Figure 2.. Outline of the human forebrain spheroid protocol.

(a) Recommendations for growing hPSC colonies prior to aggregation and spheroid formation. Representative image of ideal hPSC colonies prior to passaging or enzymatic lifting to form spheroids. Scale bar, 600 μm. (b) Details of how to lift hPSC colonies to form spheroids using the enzyme dispase. Representative image of colonies immediately following dispase treatment or after transfer to ultra-low attachment plates. Scale bar, 150 μm. (c) Neural induction and patterning protocols and timeline for generating dorsal and ventral forebrain-specific 3D cultures, including hSS-ISRA (option C that includes exposure to RA and AlloP).
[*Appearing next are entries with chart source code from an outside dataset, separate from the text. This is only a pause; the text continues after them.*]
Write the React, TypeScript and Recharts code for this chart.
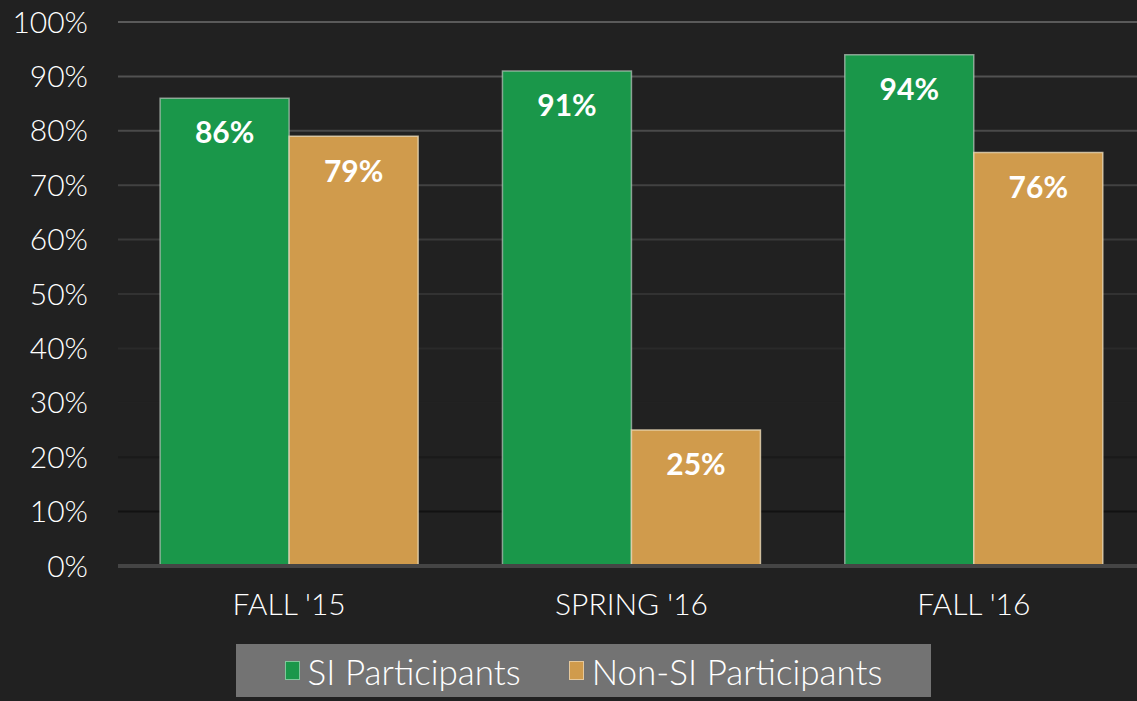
import { Bar, BarChart, CartesianGrid, LabelList, XAxis, YAxis } from "recharts";

const terms = ["FALL '15", "SPRING '16", "FALL '16"];
const siValues = [86, 91, 94];
const nonSiValues = [79, 25, 76];
const yTicks = [0, 10, 20, 30, 40, 50, 60, 70, 80, 90, 100];

const GREEN = "#1a974a";
const ORANGE = "#d09b4c";
const FONT = "Lato, 'Open Sans', sans-serif";

const data = terms.map((term, i) => ({ term, si: siValues[i], nonSi: nonSiValues[i] }));

// gridlines fade from gray at the top to near-black at the bottom
function GridLine(props: any) {
	const { x1, x2, y1, y2 } = props;
	if (y1 > 560) return null;
	const t = Math.min(1, Math.max(0, (y1 - 22) / (512 - 22)));
	const v = Math.round(0x5a + (0x12 - 0x5a) * t);
	return <line x1={x1} x2={x2} y1={y1} y2={y2} stroke={`rgb(${v},${v},${v})`} strokeWidth={2} />;
}

function ChartLegend() {
	const item = (color: string, label: string, gap: number) => (
		<span style={{ display: "inline-flex", alignItems: "center", marginRight: gap }}>
			<span
				style={{
					display: "inline-block",
					width: 13,
					height: 17,
					background: color,
					border: "1.5px solid rgba(255,255,255,0.45)",
					marginRight: 8,
				}}
			/>
			{label}
		</span>
	);
	return (
		<div
			style={{
				position: "absolute",
				left: 236,
				top: 644,
				width: 695,
				height: 53,
				background: "#737373",
				display: "flex",
				alignItems: "center",
				justifyContent: "center",
				color: "#fff",
				fontFamily: FONT,
				fontSize: 35,
				fontWeight: 300,
			}}
		>
			{item(GREEN, "SI Participants", 48)}
			{item(ORANGE, "Non-SI Participants", 0)}
		</div>
	);
}

export default function App() {
	return (
		<div style={{ position: "fixed", left: 0, top: 0, width: 1137, height: 701, background: "#212121", overflow: "hidden" }}>
			<BarChart
				width={1137}
				height={701}
				data={data}
				margin={{ top: 22, right: -8, left: 0, bottom: 65 }}
				barCategoryGap="12.3%"
				barGap={0}
			>
				<CartesianGrid vertical={false} horizontal={<GridLine />} />
				<XAxis
					dataKey="term"
					height={70}
					axisLine={{ stroke: "#454545", strokeWidth: 4 }}
					tickLine={false}
					tickMargin={22}
					tick={{ fill: "#fff", fontSize: 30, fontFamily: FONT, fontWeight: 300 }}
				/>
				<YAxis
					width={118}
					domain={[0, 100]}
					ticks={yTicks}
					interval={0}
					axisLine={false}
					tickLine={false}
					tickSize={0}
					tickMargin={30}
					tickFormatter={(v: number) => `${v}%`}
					tick={{ fill: "#fff", fontSize: 30, fontFamily: FONT, fontWeight: 300 }}
				/>
				<Bar dataKey="si" name="SI Participants" fill={GREEN} stroke="#b8c4bc" strokeOpacity={0.7} strokeWidth={1.5} isAnimationActive={false}>
					<LabelList
						dataKey="si"
						position="insideTop"
						offset={24}
						formatter={(v: any) => `${v}%`}
						style={{ fill: "#fff", fontSize: 30, fontWeight: 700, fontFamily: FONT }}
					/>
				</Bar>
				<Bar dataKey="nonSi" name="Non-SI Participants" fill={ORANGE} stroke="#e8d8b8" strokeOpacity={0.8} strokeWidth={1.5} isAnimationActive={false}>
					<LabelList
						dataKey="nonSi"
						position="insideTop"
						offset={24}
						formatter={(v: any) => `${v}%`}
						style={{ fill: "#fff", fontSize: 30, fontWeight: 700, fontFamily: FONT }}
					/>
				</Bar>
			</BarChart>
			<ChartLegend />
		</div>
	);
}
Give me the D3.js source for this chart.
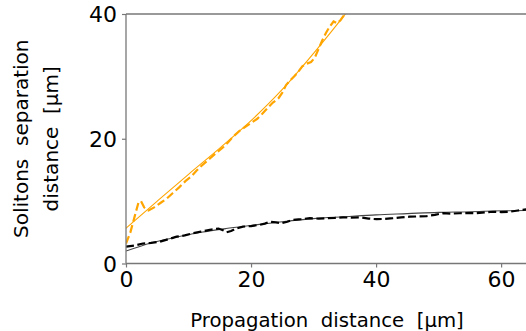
<!DOCTYPE html>
<html><head><meta charset="utf-8">
<script src="https://cdn.jsdelivr.net/npm/d3@7"></script>
<style>body{margin:0;background:#fff}svg{display:block}text{font-family:"DejaVu Sans",sans-serif;white-space:pre}</style>
</head><body><svg id="c" width="526" height="331"></svg>
<script>
// Orange: measured (dashed) and fit (solid)
const orangeX = [0,0.7,1.4,2.0,2.4,2.9,3.6,4.5,5.5,6.5,7.5,8.5,9.5,10.5,11.3,12.0,12.8,13.6,14.5,15.5,16.3,17.2,18.2,19.2,20.1,21.0,21.8,22.7,23.5,24.4,25.0,25.6,26.3,27.0,27.6,28.2,28.8,29.6,30.2,30.8,31.4,32.0,32.6,33.2,33.8,34.3,35.0,35.5];
const orangeY = [3.2,5.0,7.6,9.8,10.0,9.0,8.5,9.0,9.7,10.4,11.3,12.2,13.2,14.0,14.9,15.6,16.3,17.0,17.8,18.6,19.4,20.4,21.3,22.0,22.6,23.2,24.0,25.0,25.8,26.5,27.4,28.6,29.4,30.1,30.8,31.6,32.0,32.3,33.0,34.4,35.8,37.0,38.0,38.8,38.5,39.0,40.0,40.8];
const orangeFitX = [0,5,10,15,20,25,30,35,36];
const orangeFitY = [5.65,10.0,14.3,18.5,22.9,27.9,33.7,39.9,41.2];
// Black: measured (dashed) and fit (solid)
const blackX = [0,1.5,2.7,4.0,5.4,6.8,8.1,9.4,10.7,12.0,13.4,14.8,15.6,16.1,16.8,17.6,18.7,20.0,21.4,22.2,23.0,24.0,24.9,25.8,26.7,28.0,29.4,30.8,32.1,33.4,34.7,36.0,37.4,38.8,40.1,41.4,42.7,44.0,45.4,46.8,48.1,49.4,50.7,52.0,53.4,54.7,56.0,57.4,58.7,60.0,61.4,62.7,64.3];
const blackY = [2.7,2.9,3.2,3.3,3.5,3.9,4.3,4.5,4.85,5.1,5.4,5.6,5.3,5.0,5.2,5.6,5.9,6.0,6.2,6.4,6.7,6.6,6.45,6.7,7.0,7.1,7.26,7.2,7.26,7.3,7.4,7.35,7.4,7.2,7.1,7.15,7.26,7.4,7.5,7.55,7.6,7.8,8.06,8.0,8.06,8.1,8.06,8.2,8.3,8.25,8.3,8.5,8.7];
const blackFitX = [0,4,8,12,16,20,25,30,35,40,45,50,55,60,64.3];
const blackFitY = [2.0,3.3,4.2,5.0,5.6,6.1,6.7,7.2,7.5,7.8,8.0,8.2,8.3,8.45,8.5];
const xTicks = [0,20,40,60];
const yTicks = [0,20,40];
const xLabel = "Propagation  distance  [\u03bcm]";
const yLabelLines = ["Solitons  separation","distance  [\u03bcm]"];

const svg = d3.select("#c");
const L=126, R=528, T=14, B=263.5;
const x = d3.scaleLinear().domain([0,64.3]).range([L,R]);
const y = d3.scaleLinear().domain([0,40]).range([B,T]);

svg.append("defs").append("clipPath").attr("id","clip")
  .append("rect").attr("x",L).attr("y",T).attr("width",R-L).attr("height",B-T);

const g = svg.append("g").attr("clip-path","url(#clip)");
const lin = d3.line().x(d=>x(d[0])).y(d=>y(d[1]));
const smooth = d3.line().x(d=>x(d[0])).y(d=>y(d[1])).curve(d3.curveMonotoneX);
const zip = (a,b)=>a.map((v,i)=>[v,b[i]]);

g.append("path").attr("d",smooth(zip(blackFitX,blackFitY))).attr("fill","none").attr("stroke","#444").attr("stroke-width",1.1);
g.append("path").attr("d",lin(zip(blackX,blackY))).attr("fill","none").attr("stroke","#000").attr("stroke-width",2.2).attr("stroke-dasharray","8,3.5");
g.append("path").attr("d",smooth(zip(orangeFitX,orangeFitY))).attr("fill","none").attr("stroke","#FFA500").attr("stroke-width",1.1);
g.append("path").attr("d",lin(zip(orangeX,orangeY))).attr("fill","none").attr("stroke","#FFA500").attr("stroke-width",2.2).attr("stroke-dasharray","8,3.5");

// axes
const xa = svg.append("g").attr("transform",`translate(0,${B})`)
  .call(d3.axisBottom(x).tickValues(xTicks).tickSize(4).tickPadding(4).tickFormat(d3.format("d")));
const ya = svg.append("g").attr("transform",`translate(${L},0)`)
  .call(d3.axisLeft(y).tickValues(yTicks).tickSize(4).tickPadding(5).tickFormat(d3.format("d")));
[xa,ya].forEach(a=>{
  a.select(".domain").remove();
  a.selectAll(".tick line").attr("stroke","#777").attr("stroke-width",1.2);
  a.selectAll(".tick text").attr("fill","#000").style("font-size","22px").style("font-family","DejaVu Sans");
});
ya.selectAll(".tick text").attr("dy","0.36em");
// spines
const sp = svg.append("g").attr("stroke","#777").attr("stroke-width",1.3);
sp.append("line").attr("x1",L).attr("x2",L).attr("y1",T).attr("y2",B);
sp.append("line").attr("x1",L).attr("x2",R).attr("y1",B).attr("y2",B);
sp.append("line").attr("x1",L).attr("x2",R).attr("y1",T).attr("y2",T);

svg.append("text").attr("x",327).attr("y",326.5).attr("text-anchor","middle")
  .style("font-size","19.7px").attr("fill","#000").text(xLabel);
const yl = svg.append("text").attr("transform",`translate(28,${(T+B)/2}) rotate(-90)`).attr("text-anchor","middle")
  .style("font-size","20px").attr("fill","#000");
yLabelLines.forEach((s,i)=>yl.append("tspan").attr("x",0).attr("y",i*30).text(s));
</script></body></html>
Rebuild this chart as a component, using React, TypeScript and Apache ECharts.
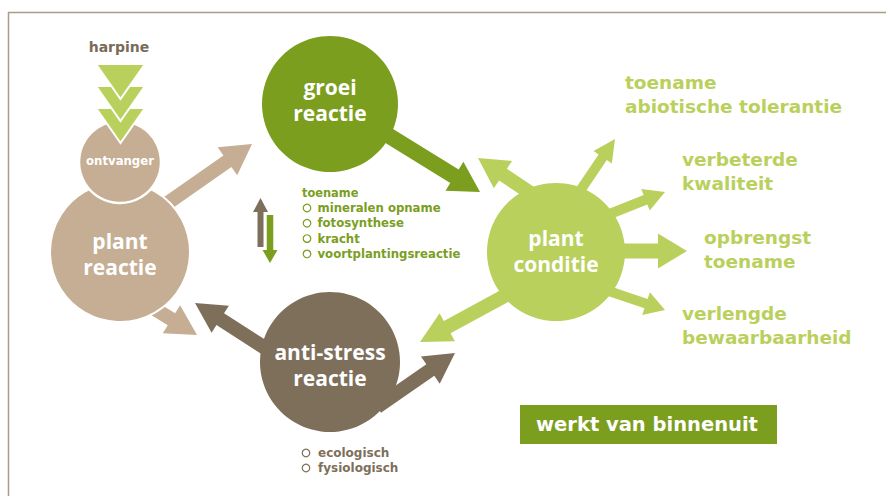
import React, { useEffect, useRef } from "react";
import * as echarts from "echarts";

const TAN = "#c5ae94";
const BROWN = "#7e6f5b";
const GREEN = "#7b9e1f";
const LIME = "#bad05d";
const FRAME = "#a99c88";
const FONT = '"Open Sans", "DejaVu Sans", sans-serif';
const WIDE = '"DejaVu Sans", "Open Sans", sans-serif';

// nodes of the diagram
const nodeLines = [["groei", "reactie"], ["plant", "reactie"], ["plant", "conditie"], ["anti-stress", "reactie"]];
const nodeCenters = [[330, 104], [120, 252], [556, 252], [330, 362]];
const nodeRadii = [68, 70, 69, 70];
const nodeColors = [GREEN, TAN, LIME, BROWN];
const nodeLabelY = [100, 254, 250.5, 365];

const receptorLabel = "ontvanger";
const inputLabel = "harpine";

// outcome labels
const outcomeLines = [["toename", "abiotische tolerantie"], ["verbeterde", "kwaliteit"], ["opbrengst", "toename"], ["verlengde", "bewaarbaarheid"]];
const outcomePos = [[625, 82], [682, 159], [704, 237], [682, 313]];

// lists
const groeiHeader = "toename";
const groeiItems = ["mineralen opname", "fotosynthese", "kracht", "voortplantingsreactie"];
const stressItems = ["ecologisch", "fysiologisch"];
const badgeLabel = "werkt van binnenuit";

// arrows: [startX, startY, tipX, tipY, shaftWidth, headLength, headWidth, color]
const arrows: [number, number, number, number, number, number, number, string][] = [
  [162, 207, 252, 144, 14, 30, 34, TAN],
  [137, 298, 197, 335, 14, 30, 33, TAN],
  [352, 113, 480, 192, 16, 30, 34, GREEN],
  [553, 208, 478, 158, 14, 30, 33, LIME],
  [559, 222, 615, 139, 10, 22, 22, LIME],
  [572, 229, 665, 192, 10, 21, 23, LIME],
  [556, 251, 687, 251, 15, 29, 35, LIME],
  [570, 278, 665, 310, 10, 20, 24, LIME],
  [534, 280, 420, 342, 14, 31, 32, LIME],
  [304, 373, 195, 303, 14, 30, 32, BROWN],
  [377, 407, 455, 353, 14, 30, 33, BROWN],
  [260.5, 247, 260.5, 198, 6, 14, 15, BROWN],
  [270, 215, 270, 263, 6.5, 13, 15, GREEN],
];

const chevronTops = [64, 86, 108];

function arrowPoints(sx: number, sy: number, tx: number, ty: number, w: number, hl: number, hw: number) {
  const dx = tx - sx;
  const dy = ty - sy;
  const len = Math.sqrt(dx * dx + dy * dy);
  const ux = dx / len;
  const uy = dy / len;
  const nx = -uy;
  const ny = ux;
  const bx = tx - ux * hl;
  const by = ty - uy * hl;
  return [
    [sx + nx * w / 2, sy + ny * w / 2],
    [bx + nx * w / 2, by + ny * w / 2],
    [bx + nx * hw / 2, by + ny * hw / 2],
    [tx, ty],
    [bx - nx * hw / 2, by - ny * hw / 2],
    [bx - nx * w / 2, by - ny * w / 2],
    [sx - nx * w / 2, sy - ny * w / 2],
  ];
}

function txt(x: number, y: number, text: string, size: number, fill: string, align = "center", family = FONT, lineHeight?: number) {
  const style: any = {
    text,
    fill,
    font: `bold ${size}px ${family}`,
    textAlign: align,
    textVerticalAlign: "middle",
  };
  if (lineHeight) style.lineHeight = lineHeight;
  return { type: "text", x, y, style };
}

function buildElements() {
  const els: any[] = [];
  // frame
  els.push({ type: "line", shape: { x1: 8, y1: 12.5, x2: 886, y2: 12.5 }, style: { stroke: FRAME, lineWidth: 1.5 } });
  els.push({ type: "line", shape: { x1: 8.5, y1: 12, x2: 8.5, y2: 496 }, style: { stroke: FRAME, lineWidth: 1.5 } });

  // arrows (behind circles)
  arrows.forEach((a) => {
    els.push({ type: "polygon", shape: { points: arrowPoints(a[0], a[1], a[2], a[3], a[4], a[5], a[6]) }, style: { fill: a[7] } });
  });

  // main nodes
  nodeCenters.forEach((c, i) => {
    els.push({
      type: "circle",
      shape: { cx: c[0], cy: c[1], r: nodeRadii[i] },
      style: { fill: nodeColors[i], stroke: i === 1 ? "#ffffff" : null, lineWidth: i === 1 ? 2 : 0 },
    });
  });

  // receptor
  els.push({ type: "circle", shape: { cx: 120, cy: 162, r: 41 }, style: { fill: TAN, stroke: "#ffffff", lineWidth: 2.5 } });

  // chevrons (lowest first so upper ones overlap)
  [...chevronTops].reverse().forEach((t) => {
    els.push({
      type: "polygon",
      shape: { points: [[96, t], [145, t], [120.5, t + 35]] },
      style: { fill: LIME, stroke: "#ffffff", lineWidth: 2, lineJoin: "miter" },
    });
  });

  // node labels
  nodeCenters.forEach((c, i) => {
    els.push(txt(c[0], nodeLabelY[i], nodeLines[i].join("\n"), 21, "#ffffff", "center", FONT, 26));
  });
  els.push(txt(120, 161, receptorLabel, 11.7, "#ffffff", "center", WIDE));
  els.push(txt(119, 47, inputLabel, 14, "#7a6b58", "center", WIDE));

  // outcomes
  outcomeLines.forEach((lines, i) => {
    lines.forEach((l, j) => {
      els.push(txt(outcomePos[i][0], outcomePos[i][1] + j * 24.5, l, 18.5, LIME, "left", WIDE));
    });
  });

  // groei list
  els.push(txt(302, 193, groeiHeader, 11.4, GREEN, "left", WIDE));
  groeiItems.forEach((it, i) => {
    const y = 208 + i * 15.3;
    els.push({ type: "circle", shape: { cx: 307, cy: y, r: 3.8 }, style: { fill: "none", stroke: GREEN, lineWidth: 1.2 } });
    els.push(txt(317.5, y, it, 11.7, GREEN, "left", WIDE));
  });

  // stress list
  stressItems.forEach((it, i) => {
    const y = 453 + i * 15;
    els.push({ type: "circle", shape: { cx: 306, cy: y, r: 3.8 }, style: { fill: "none", stroke: BROWN, lineWidth: 1.2 } });
    els.push(txt(318, y, it, 12, BROWN, "left", WIDE));
  });

  // badge
  els.push({ type: "rect", shape: { x: 520, y: 405, width: 257, height: 39 }, style: { fill: GREEN } });
  els.push(txt(647, 424, badgeLabel, 19.5, "#ffffff", "center", WIDE));

  return els;
}

export default function App() {
  const ref = useRef<HTMLDivElement>(null);
  useEffect(() => {
    if (!ref.current) return;
    const chart = echarts.init(ref.current, null, { renderer: "svg" });
    chart.setOption({
      animation: false,
      backgroundColor: "#ffffff",
      graphic: { elements: buildElements() },
    });
    return () => chart.dispose();
  }, []);
  return <div ref={ref} style={{ position: "fixed", left: 0, top: 0, width: 886, height: 496 }} />;
}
The results shown here are from experiments using hPSC that conformed to institutional and federal regulations. IRB panel approval and appropriate informed consent were obtained for these studies.

Figure 3.. Images of forebrain spheroid formation.

Images of spheroids growing optimally (left hand images) and suboptimally (right hand images) are shown.(a) Representative images of hiPSC colonies grown on MEFs. Note that ideal colonies are large and sparsely distributed without evidence of central differentiation. Scale bar, 500 μm. (b) Representative images of spheroid formation during and immediately following dispase treatment. Note that intact colonies are separated without dislodging the layer of MEFs. Scale bar, 500 μm. (c) Representative images of ideal and abnormal neural spheroids during the neural induction period (days 3–14). Scale bar, 500 μm. (d) Representative images of ideal and abnormal neural spheroids during the maturation phase (after day 25). Note the accelerated growth in size of neural spheroids at this stage. Scale bar, 500 μm. The results shown here are from experiments using hPSC that conformed to institutional and federal regulations. IRB panel approval and appropriate informed consent were obtained for these studies.

Figure 4.. Expression of region-specific markers and fusion of dorsal and ventral neural spheroids into assembloids.

(a) Scheme illustrating expression patterns of dorsal and ventral forebrain markers in a coronal slice of GW18–20 human fetal brain. (b) Dorsal forebrain marker expression (PAX6) and ventral forebrain marker expression (NKX2.1) in pallial (hCS) and subpallial (c) spheroids (hSS) at day 25 of differentiation. Scale bar, 50 μm. (d) Pattern of expression of cortical markers in hCS at day 131 of differentiation in vitro. Scale bar, 100 μm. Inset shows expression pattern of CTIP2 (also known as BLC11B) and SATB2. Scale bar, 50 μm. (e) Pattern of expression of ventral forebrain markers in hSS at day 109 of differentiation. Scale bar, 50 μm. Inset shows details of GABA-ergic neuron. Inset scale bar, 12 μm. (f) Scheme and photos showing how spheroids are fused in the bottom of a 1.5 ml Eppendorf on day 0 of forebrain assembloid formation. Eppendorf tubes are held upright in a standard microtube rack. Inset scale bar, 1 cm. (g) Phase contrast image of forebrain assembloids at day 0 and at day 2. Scale bar, 500 μm. (h) Images following transfer of forebrain assembloids to a 96-well plate for live imaging. Scale bar, 4 cm. Inset scale bar, 1 cm. (i) Use of forebrain assembloids to monitor migration of virally labeled (lentivirus, Dlxi½b::eGFP) GABA-ergic neurons from hSS into hCS throughout first 24 days after fusion (daf). Scale bar, 200 μm. The results shown here are from experiments involving the use of hPSCs that conformed to institutional and federal regulations. IRB panel approval and appropriate informed consent were obtained for these studies.